Colorado cannabis sales and prices are both dropping, in what may be more than a seasonal trend. The Colorado Marijuana Enforcement Division's latest average market rate (AMR), a set of median prices for different categories of wholesale cannabis, fell across the board from October to December, with the most noticeable difference in the flower categories.
According to the AMR, the price per pound of cannabis dropped 28 percent, from $1,316 to $948. The shift in prices extends to cannabis trim, flower allocated for extraction, and trim allocated for extraction, the MED reports, while dispensary traffic has continued to slow on a monthly basis all fall.
Not all dispensaries and growers believe the AMR accurately reflects the retail market, but it is hard to deny that there has been a shift over the past year, as the COVID-19 pandemic continued to affect retail and cannabis consumption habits. Retail cannabis was also harder to find in 2020 as cultivators struggled to maintain fluctuating demand, according to Ajoya dispensaries director of operations Kate Heckman.
The Governor’s Office of State Planning and Budgeting's most recent quarterly economic forecast expects cannabis revenue to decline in the next fiscal year and resume slower growth by 2023, echoing previous predictions in July. Cannabis businesses are not panicking yet, nor have they shown much concern. "There has been a little bit of a dip in state levels.

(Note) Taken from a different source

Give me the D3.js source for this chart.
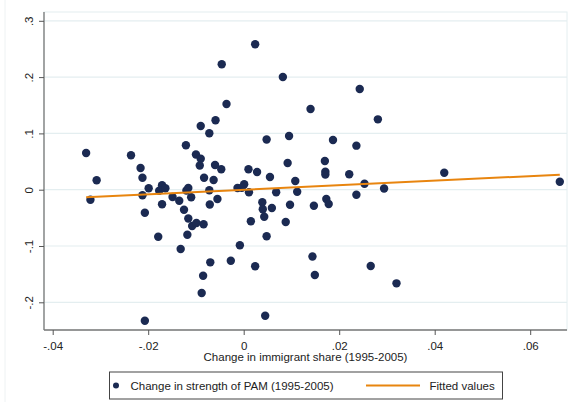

Coming off 2020 was such a hard year to beat. We've personally been measuring our growth against 2019, and we're seeing healthy growth," explains Buck Dutton, marketing director for Native Roots, a Colorado dispensary chain. "As much as inflation drove everything up this year, we've charged the exact same thing for our flower at the customer level in 2021 as we did in 2020, and I don't see much changing in 2022."